There’s the old bit about history repeating itself that rang at the back of my mind as I read Matt O’Brien on Wonkblog describe Venezuela’s current status:
It’s hard to think of a government that, absent a war, revolution or Stalinist-style purge, has done a worse job running its economy than Venezuela’s. Maybe the United States’ in 1929 or Zimbabwe’s in 2003. What separates Venezuela, though, is that it’s managed to combine the economic collapse of the first with the hyperinflation of the second despite the fact that it has the largest oil reserves in the world. Indeed, the International Monetary Fund estimates that, by the end of the year, Venezuela’s economy will have shrunk 38 percent since the start of 2014, and its prices will be 2,176 times higher. That’s what happens when you put incompetent cronies in charge of the state-owned oil company but keep spending money as if you’re pumping as much oil as ever.
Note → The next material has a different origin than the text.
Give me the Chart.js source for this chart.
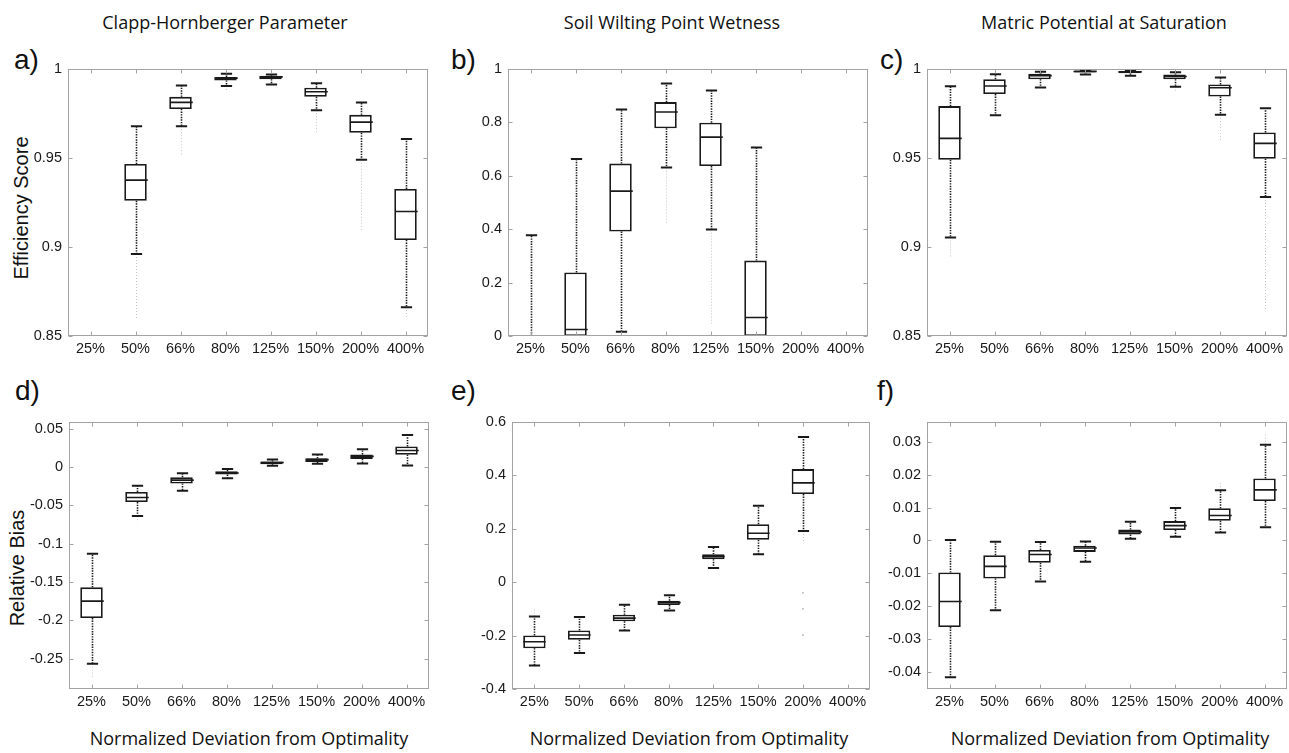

You have to print what you need instead, until eventually all this new money pushes up prices so fast that it’s difficult for any part of the economy to function. Going by black market prices, that’s translated into Venezuela’s currency, the bolivar, losing 99.99 percent of its value the past six years.
For me, it’s that bit about putting incompetent cronies in charge. It feels like, oh, I don’t know, the current American distrust of experts?
And Venezuela’s the current mosquito splat against the window. Can we learn from that?